FR:
Cet article examine un domaine spécifique de politique en matière de sexualité : les mesures eugénistes que plusieurs démocraties libérales ont mises en pratique entre les années 1920 et les années 1960. Plus précisément, la discussion des trajectoires politiques de mesures comme les stérilisations eugénistes en Suisse, en Suède et au Royaume-Uni servira de base pour une réflexion théorique sur le rôle de l’État dans la régulation et la surveillance de la sexualité reproductive, des pratiques sexuelles et des identités sexuelles de ses citoyennes et citoyens. L’analyse des liens entre la sexualité, la sphère politique et l’État m’amènera ensuite à problématiser la notion d’État. En effet, premièrement, les exemples de mesures eugénistes concrètes révèlent que l’action étatique dans ce domaine n’a pas toujours été cohérente, ni homogène. Elle s’est caractérisée au contraire par des interventions souvent non systématiques, voir contradictoires. Deuxièmement, j’argumenterai que les mesures eugénistes se sont développées aussi bien sous contrôle étatique qu’en dehors de l’État, voire contre ce dernier.

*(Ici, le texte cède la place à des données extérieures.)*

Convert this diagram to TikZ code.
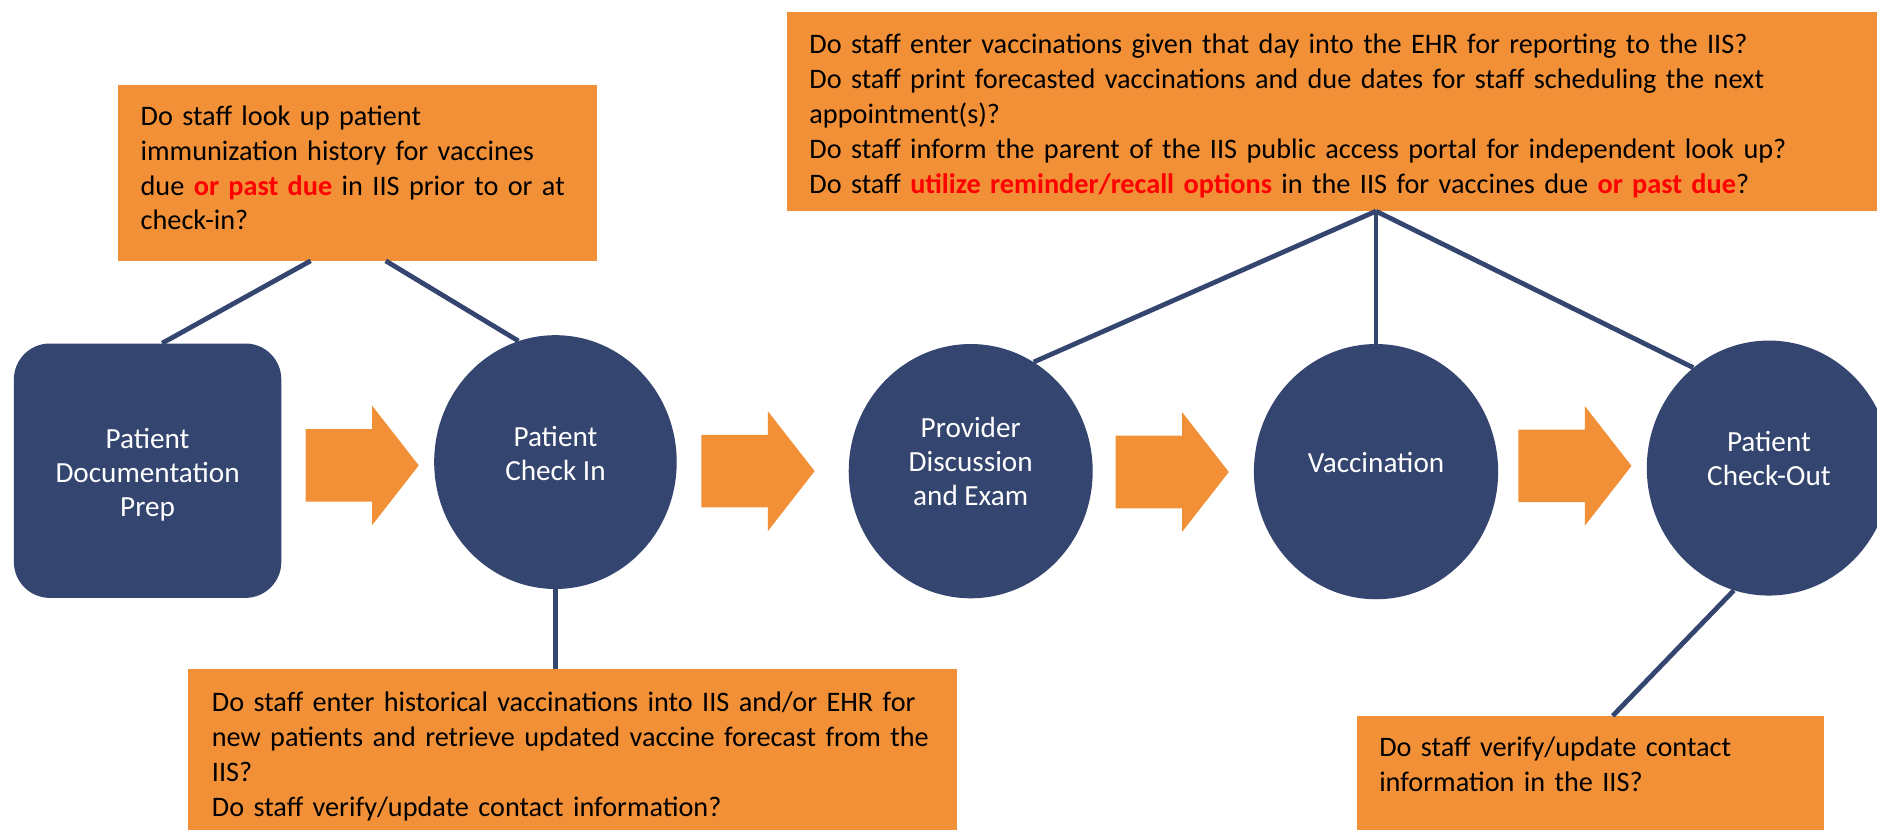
\documentclass[tikz,border=0pt]{standalone}
\usepackage{fontspec}
\setmainfont{Carlito}
\usetikzlibrary{shapes.geometric}
\definecolor{navy}{RGB}{52,69,111}
\definecolor{orng}{RGB}{241,144,55}
\definecolor{redtxt}{RGB}{255,0,0}
\newcommand{\hlred}[1]{\textbf{\textcolor{redtxt}{#1}}}
\newcommand{\qfont}{\fontsize{23.6}{29.2}\selectfont}
\newcommand{\nfont}{\fontsize{24.4}{28.5}\selectfont}
\begin{document}
\begin{tikzpicture}[x=1pt,y=-1pt,
  qbox/.style={fill=orng, draw=none, inner sep=0pt, anchor=north west},
  qtext/.style={anchor=base west, inner sep=0pt, text width=#1, align=left,
    font=\qfont, text=black},
  circ/.style={ellipse, fill=navy, draw=none, inner sep=0pt},
  ntext/.style={inner sep=0pt, align=center, text=white, font=\nfont},
  link/.style={draw=navy, line width=4pt},
  flowarrow/.pic={\fill[orng] (0,-30.3) -- (55.5,-30.3) -- (55.5,-50) -- (94.5,0)
     -- (55.5,50) -- (55.5,30.3) -- (0,30.3) -- cycle;}]
\clip (0,0) rectangle (1568,693);
\fill[white] (0,0) rectangle (1568,693);

% question boxes
\node[qbox, minimum width=400.4pt, minimum height=146.3pt] (tl) at (98.4,71.2) {};
\node[qbox, minimum width=918pt, minimum height=166.3pt] (tr) at (657.5,9.7) {};
\node[qbox, minimum width=642.2pt, minimum height=141pt] (bl) at (156.8,559) {};
\node[qbox, minimum width=390.4pt, minimum height=102pt] (br) at (1133,598) {};

\node[qtext=380pt] (tl-t) at (117.3,104.5) {Do staff look up patient\\
immunization history for vaccines\\
due \hlred{or past due} in IIS prior to or at\\
check-in?};
\node[qtext=890pt] (tr-t) at (676,44.5) {Do staff enter vaccinations given that day into the EHR for reporting to the IIS?\\
Do staff print forecasted vaccinations and due dates for staff scheduling the next\\
appointment(s)?\\
Do staff inform the parent of the IIS public access portal for independent look up?\\
Do staff \hlred{utilize reminder/recall options} in the IIS for vaccines due \hlred{or past due}?};
\node[qtext=620pt] (bl-t) at (176.8,594.6) {Do staff enter historical vaccinations into IIS and/or EHR for\\
new patients and retrieve updated vaccine forecast from the\\
IIS?\\
Do staff verify/update contact information?};
\node[qtext=370pt] (br-t) at (1152,632) {Do staff verify/update contact\\
information in the IIS?};

% process steps
\node[fill=navy, draw=none, rounded corners=30pt, minimum width=223.4pt,
  minimum height=212.5pt, inner sep=0pt] (doc) at (123.3,393.2) {};
\node[circ, minimum width=202.6pt, minimum height=212pt] (ci) at (464,386) {};
\node[circ, minimum width=203.8pt, minimum height=212.4pt] (prov) at (810.9,393.6) {};
\node[circ, minimum width=204pt, minimum height=213.2pt] (vac) at (1149.5,394) {};
\node[circ, minimum width=204pt, minimum height=213pt] (co) at (1477.7,391) {};

\node[ntext] (doc-t) at (123.3,396.8) {Patient\\Documentation\\Prep};
\node[ntext] (ci-t) at (464,379) {Patient\\Check In};
\node[ntext] (prov-t) at (810.9,385.3) {Provider\\Discussion\\and Exam};
\node[ntext] (vac-t) at (1149.5,386) {Vaccination};
\node[ntext] (co-t) at (1477.7,383.3) {Patient\\Check-Out};

% flow arrows
\pic at (255.3,388.8) {flowarrow};
\pic at (586,393.6) {flowarrow};
\pic at (932,394.3) {flowarrow};
\pic at (1268.4,389.2) {flowarrow};

% connectors
\coordinate (hub) at (vac.north |- tr.south);
\draw[link] ([xshift=-39.3pt]tl.south) -- ([xshift=12.1pt]doc.north);
\draw[link] ([xshift=23.4pt]tl.south) -- (ci.107);
\draw[link] (ci.south) -- (ci.south |- bl.north);
\draw[link] (hub) -- (prov.60);
\draw[link] (hub) -- (vac.north);
\draw[link] (hub) -- (co.127);
\draw[link] (co.254) -- ([xshift=18.8pt]br.north);
\end{tikzpicture}
\end{document}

D’une part, des acteurs paraétatiques comme des cliniques psychiatriques universitaires ou des autorités politiques locales ont joué un rôle clé dans la régulation eugéniste de la sexualité. D’autre part, des acteurs importants du point de vue de l’application de stérilisations eugénistes, comme les associations de médecins, se sont parfois politiquement opposés à l’élaboration de politiques publiques dans ce domaine, considérant l’intervention étatique comme une restriction de pratiques qui étaient déjà monnaie courante. Je suggérerai que la présence ou l’absence de politiques publiques eugénistes constitue de ce fait un indicateur insatisfaisant pour juger de l’importance de pratiques eugénistes dans des contextes nationaux spécifiques. J’argumenterai que saisir la complexité de cette dynamique politique nécessite une prise en compte des manières dont les politiques publiques et les systèmes étatiques sont, de manière plus générale, à leur tour structurés par des rapports de pouvoir autour de la sexualité, ainsi qu’autour d’autres marqueurs identitaires comme le genre, la « race », les classes sociales ou les handicaps physiques et mentaux.
EN:
This article examines a specific area of the politics of sexuality, focusing on the eugenic measures that various liberal democracies applied from the 1920s to the 1960s. More precisely, the policy trajectories of measures such as eugenic sterilizations in Switzerland, Sweden, and the United Kingdom will serve as a basis for theorizing the role of the state in regulating and policing the reproductive sexuality, sexual practices, and sexual identities of its citizens. Exploring the links between sexuality, politics, and the state will lead me to argue that the notion of the state itself needs unpacking. I will suggest, firstly, that examples of concrete eugenic measures demonstrate that states have not always acted in coherent, homogeneous ways in this area. State intervention in this domain was at times non-systematic, or even contradictory. I will argue, secondly, that eugenic measures were developed both within, and outside of (or even against), the state. Paragovernmental actors such as psychiatric clinics or local authorities have often played key roles in the eugenic regulation of sexuality. Furthermore, key actors in the application of eugenic sterilizations, such as doctors’ organizations, were in some cases politically opposed to policy-making in this area, since they considered state intervention as a threat to their own autonomy of action. The presence or absence of official state policies is therefore an insufficient indicator of the importance of eugenic practices in specific national contexts, I shall argue. In order to fully grasp the complexity of such political dynamics, it is crucial to take into account the ways in which state institutions and policy-making are structured by wider social relations of power around sexualities, as well as around other identity-markers such as gender, “race,” social class or disabilities.